* Start SUPPLIED INFORMATION *

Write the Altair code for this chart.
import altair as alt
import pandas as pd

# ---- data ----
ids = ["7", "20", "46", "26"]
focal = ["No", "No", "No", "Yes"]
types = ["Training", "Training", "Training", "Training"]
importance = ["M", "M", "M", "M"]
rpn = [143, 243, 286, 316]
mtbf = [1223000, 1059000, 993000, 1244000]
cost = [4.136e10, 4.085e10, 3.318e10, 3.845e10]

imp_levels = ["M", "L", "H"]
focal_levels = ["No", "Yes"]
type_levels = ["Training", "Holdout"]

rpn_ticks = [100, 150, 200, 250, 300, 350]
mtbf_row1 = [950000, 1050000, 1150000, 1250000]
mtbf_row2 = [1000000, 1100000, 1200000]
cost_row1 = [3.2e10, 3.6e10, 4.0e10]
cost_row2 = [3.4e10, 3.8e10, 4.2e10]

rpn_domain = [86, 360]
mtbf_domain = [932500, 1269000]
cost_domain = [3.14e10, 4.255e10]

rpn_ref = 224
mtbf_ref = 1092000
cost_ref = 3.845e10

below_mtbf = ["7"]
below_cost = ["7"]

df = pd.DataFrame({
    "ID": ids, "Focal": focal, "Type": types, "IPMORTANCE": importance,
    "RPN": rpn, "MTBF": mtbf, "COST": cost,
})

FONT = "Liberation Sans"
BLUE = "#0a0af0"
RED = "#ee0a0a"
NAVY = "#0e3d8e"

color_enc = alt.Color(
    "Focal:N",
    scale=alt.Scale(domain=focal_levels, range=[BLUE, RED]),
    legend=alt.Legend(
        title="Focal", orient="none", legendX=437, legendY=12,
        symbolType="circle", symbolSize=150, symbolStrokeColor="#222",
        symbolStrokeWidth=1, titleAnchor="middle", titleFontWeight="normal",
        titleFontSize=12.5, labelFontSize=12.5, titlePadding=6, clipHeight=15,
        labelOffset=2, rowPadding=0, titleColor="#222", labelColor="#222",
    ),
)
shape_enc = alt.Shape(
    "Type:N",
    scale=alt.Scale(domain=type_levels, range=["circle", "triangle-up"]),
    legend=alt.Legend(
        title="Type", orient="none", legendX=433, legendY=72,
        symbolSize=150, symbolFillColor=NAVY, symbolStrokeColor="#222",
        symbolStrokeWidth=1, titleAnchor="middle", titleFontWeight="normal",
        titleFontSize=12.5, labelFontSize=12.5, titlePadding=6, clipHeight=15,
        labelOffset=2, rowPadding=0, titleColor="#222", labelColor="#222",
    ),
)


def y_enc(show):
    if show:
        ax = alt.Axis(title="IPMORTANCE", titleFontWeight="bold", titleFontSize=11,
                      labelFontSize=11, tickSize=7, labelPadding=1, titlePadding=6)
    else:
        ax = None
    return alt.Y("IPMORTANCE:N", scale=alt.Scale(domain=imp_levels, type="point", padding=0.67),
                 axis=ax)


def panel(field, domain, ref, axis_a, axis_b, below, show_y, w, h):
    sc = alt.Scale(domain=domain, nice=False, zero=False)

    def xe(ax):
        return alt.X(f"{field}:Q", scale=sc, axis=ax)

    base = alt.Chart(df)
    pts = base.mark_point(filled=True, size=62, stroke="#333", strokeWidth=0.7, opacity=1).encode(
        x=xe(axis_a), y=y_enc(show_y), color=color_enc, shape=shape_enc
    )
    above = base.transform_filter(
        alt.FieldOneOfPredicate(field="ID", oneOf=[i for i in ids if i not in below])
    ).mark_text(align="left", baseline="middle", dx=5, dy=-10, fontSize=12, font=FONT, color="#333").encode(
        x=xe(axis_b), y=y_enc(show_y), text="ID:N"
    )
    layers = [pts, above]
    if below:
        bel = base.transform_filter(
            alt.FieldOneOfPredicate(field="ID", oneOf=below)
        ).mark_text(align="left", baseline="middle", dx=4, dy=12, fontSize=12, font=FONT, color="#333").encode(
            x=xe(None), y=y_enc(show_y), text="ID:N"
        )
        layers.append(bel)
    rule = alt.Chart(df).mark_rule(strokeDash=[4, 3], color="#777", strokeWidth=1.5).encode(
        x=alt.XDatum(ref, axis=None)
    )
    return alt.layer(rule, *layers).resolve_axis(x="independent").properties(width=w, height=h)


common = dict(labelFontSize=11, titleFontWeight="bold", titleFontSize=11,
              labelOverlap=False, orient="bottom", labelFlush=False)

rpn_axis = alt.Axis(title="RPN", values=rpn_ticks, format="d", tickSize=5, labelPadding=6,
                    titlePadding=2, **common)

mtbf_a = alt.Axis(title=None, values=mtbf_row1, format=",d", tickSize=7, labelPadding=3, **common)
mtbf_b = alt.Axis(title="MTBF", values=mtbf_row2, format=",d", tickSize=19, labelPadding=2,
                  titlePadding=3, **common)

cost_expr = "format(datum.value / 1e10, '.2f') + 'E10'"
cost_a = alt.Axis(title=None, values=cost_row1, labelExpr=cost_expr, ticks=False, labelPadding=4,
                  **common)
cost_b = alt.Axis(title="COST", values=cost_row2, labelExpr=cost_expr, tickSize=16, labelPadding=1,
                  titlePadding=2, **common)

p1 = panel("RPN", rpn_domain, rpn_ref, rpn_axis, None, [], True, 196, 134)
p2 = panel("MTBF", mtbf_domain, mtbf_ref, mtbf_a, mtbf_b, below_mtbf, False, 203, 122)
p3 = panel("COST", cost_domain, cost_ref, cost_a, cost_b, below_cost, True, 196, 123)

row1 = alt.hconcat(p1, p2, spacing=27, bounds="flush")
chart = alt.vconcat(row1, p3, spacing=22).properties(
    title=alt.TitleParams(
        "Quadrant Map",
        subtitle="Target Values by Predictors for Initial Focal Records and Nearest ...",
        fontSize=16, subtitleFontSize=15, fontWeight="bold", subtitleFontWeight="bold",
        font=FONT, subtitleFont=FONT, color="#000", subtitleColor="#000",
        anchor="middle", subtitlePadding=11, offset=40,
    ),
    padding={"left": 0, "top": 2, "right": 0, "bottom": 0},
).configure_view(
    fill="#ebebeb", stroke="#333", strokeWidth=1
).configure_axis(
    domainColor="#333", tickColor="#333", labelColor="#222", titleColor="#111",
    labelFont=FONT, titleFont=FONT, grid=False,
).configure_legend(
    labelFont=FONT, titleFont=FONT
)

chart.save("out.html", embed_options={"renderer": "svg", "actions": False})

* End SUPPLIED INFORMATION *

GOAL ▸
Copy all of the data exactly.

TASK OUTPUT ▸
Write the Altair code for this chart.
import altair as alt
import pandas as pd

# ---- data ----
ids = ["7", "20", "46", "26"]
focal = ["No", "No", "No", "Yes"]
types = ["Training", "Training", "Training", "Training"]
importance = ["M", "M", "M", "M"]
rpn = [143, 243, 286, 316]
mtbf = [1223000, 1059000, 993000, 1244000]
cost = [4.136e10, 4.085e10, 3.318e10, 3.845e10]

imp_levels = ["M", "L", "H"]
focal_levels = ["No", "Yes"]
type_levels = ["Training", "Holdout"]

rpn_ticks = [100, 150, 200, 250, 300, 350]
mtbf_row1 = [950000, 1050000, 1150000, 1250000]
mtbf_row2 = [1000000, 1100000, 1200000]
cost_row1 = [3.2e10, 3.6e10, 4.0e10]
cost_row2 = [3.4e10, 3.8e10, 4.2e10]

rpn_domain = [86, 360]
mtbf_domain = [932500, 1269000]
cost_domain = [3.14e10, 4.255e10]

rpn_ref = 224
mtbf_ref = 1092000
cost_ref = 3.845e10

below_mtbf = ["7"]
below_cost = ["7"]

df = pd.DataFrame({
    "ID": ids, "Focal": focal, "Type": types, "IPMORTANCE": importance,
    "RPN": rpn, "MTBF": mtbf, "COST": cost,
})

FONT = "Liberation Sans"
BLUE = "#0a0af0"
RED = "#ee0a0a"
NAVY = "#0e3d8e"

color_enc = alt.Color(
    "Focal:N",
    scale=alt.Scale(domain=focal_levels, range=[BLUE, RED]),
    legend=alt.Legend(
        title="Focal", orient="none", legendX=437, legendY=12,
        symbolType="circle", symbolSize=150, symbolStrokeColor="#222",
        symbolStrokeWidth=1, titleAnchor="middle", titleFontWeight="normal",
        titleFontSize=12.5, labelFontSize=12.5, titlePadding=6, clipHeight=15,
        labelOffset=2, rowPadding=0, titleColor="#222", labelColor="#222",
    ),
)
shape_enc = alt.Shape(
    "Type:N",
    scale=alt.Scale(domain=type_levels, range=["circle", "triangle-up"]),
    legend=alt.Legend(
        title="Type", orient="none", legendX=433, legendY=72,
        symbolSize=150, symbolFillColor=NAVY, symbolStrokeColor="#222",
        symbolStrokeWidth=1, titleAnchor="middle", titleFontWeight="normal",
        titleFontSize=12.5, labelFontSize=12.5, titlePadding=6, clipHeight=15,
        labelOffset=2, rowPadding=0, titleColor="#222", labelColor="#222",
    ),
)


def y_enc(show):
    if show:
        ax = alt.Axis(title="IPMORTANCE", titleFontWeight="bold", titleFontSize=11,
                      labelFontSize=11, tickSize=7, labelPadding=1, titlePadding=6)
    else:
        ax = None
    return alt.Y("IPMORTANCE:N", scale=alt.Scale(domain=imp_levels, type="point", padding=0.67),
                 axis=ax)


def panel(field, domain, ref, axis_a, axis_b, below, show_y, w, h):
    sc = alt.Scale(domain=domain, nice=False, zero=False)

    def xe(ax):
        return alt.X(f"{field}:Q", scale=sc, axis=ax)

    base = alt.Chart(df)
    pts = base.mark_point(filled=True, size=62, stroke="#333", strokeWidth=0.7, opacity=1).encode(
        x=xe(axis_a), y=y_enc(show_y), color=color_enc, shape=shape_enc
    )
    above = base.transform_filter(
        alt.FieldOneOfPredicate(field="ID", oneOf=[i for i in ids if i not in below])
    ).mark_text(align="left", baseline="middle", dx=5, dy=-10, fontSize=12, font=FONT, color="#333").encode(
        x=xe(axis_b), y=y_enc(show_y), text="ID:N"
    )
    layers = [pts, above]
    if below:
        bel = base.transform_filter(
            alt.FieldOneOfPredicate(field="ID", oneOf=below)
        ).mark_text(align="left", baseline="middle", dx=4, dy=12, fontSize=12, font=FONT, color="#333").encode(
            x=xe(None), y=y_enc(show_y), text="ID:N"
        )
        layers.append(bel)
    rule = alt.Chart(df).mark_rule(strokeDash=[4, 3], color="#777", strokeWidth=1.5).encode(
        x=alt.XDatum(ref, axis=None)
    )
    return alt.layer(rule, *layers).resolve_axis(x="independent").properties(width=w, height=h)


common = dict(labelFontSize=11, titleFontWeight="bold", titleFontSize=11,
              labelOverlap=False, orient="bottom", labelFlush=False)

rpn_axis = alt.Axis(title="RPN", values=rpn_ticks, format="d", tickSize=5, labelPadding=6,
                    titlePadding=2, **common)

mtbf_a = alt.Axis(title=None, values=mtbf_row1, format=",d", tickSize=7, labelPadding=3, **common)
mtbf_b = alt.Axis(title="MTBF", values=mtbf_row2, format=",d", tickSize=19, labelPadding=2,
                  titlePadding=3, **common)

cost_expr = "format(datum.value / 1e10, '.2f') + 'E10'"
cost_a = alt.Axis(title=None, values=cost_row1, labelExpr=cost_expr, ticks=False, labelPadding=4,
                  **common)
cost_b = alt.Axis(title="COST", values=cost_row2, labelExpr=cost_expr, tickSize=16, labelPadding=1,
                  titlePadding=2, **common)

p1 = panel("RPN", rpn_domain, rpn_ref, rpn_axis, None, [], True, 196, 134)
p2 = panel("MTBF", mtbf_domain, mtbf_ref, mtbf_a, mtbf_b, below_mtbf, False, 203, 122)
p3 = panel("COST", cost_domain, cost_ref, cost_a, cost_b, below_cost, True, 196, 123)

row1 = alt.hconcat(p1, p2, spacing=27, bounds="flush")
chart = alt.vconcat(row1, p3, spacing=22).properties(
    title=alt.TitleParams(
        "Quadrant Map",
        subtitle="Target Values by Predictors for Initial Focal Records and Nearest ...",
        fontSize=16, subtitleFontSize=15, fontWeight="bold", subtitleFontWeight="bold",
        font=FONT, subtitleFont=FONT, color="#000", subtitleColor="#000",
        anchor="middle", subtitlePadding=11, offset=40,
    ),
    padding={"left": 0, "top": 2, "right": 0, "bottom": 0},
).configure_view(
    fill="#ebebeb", stroke="#333", strokeWidth=1
).configure_axis(
    domainColor="#333", tickColor="#333", labelColor="#222", titleColor="#111",
    labelFont=FONT, titleFont=FONT, grid=False,
).configure_legend(
    labelFont=FONT, titleFont=FONT
)

chart.save("out.html", embed_options={"renderer": "svg", "actions": False})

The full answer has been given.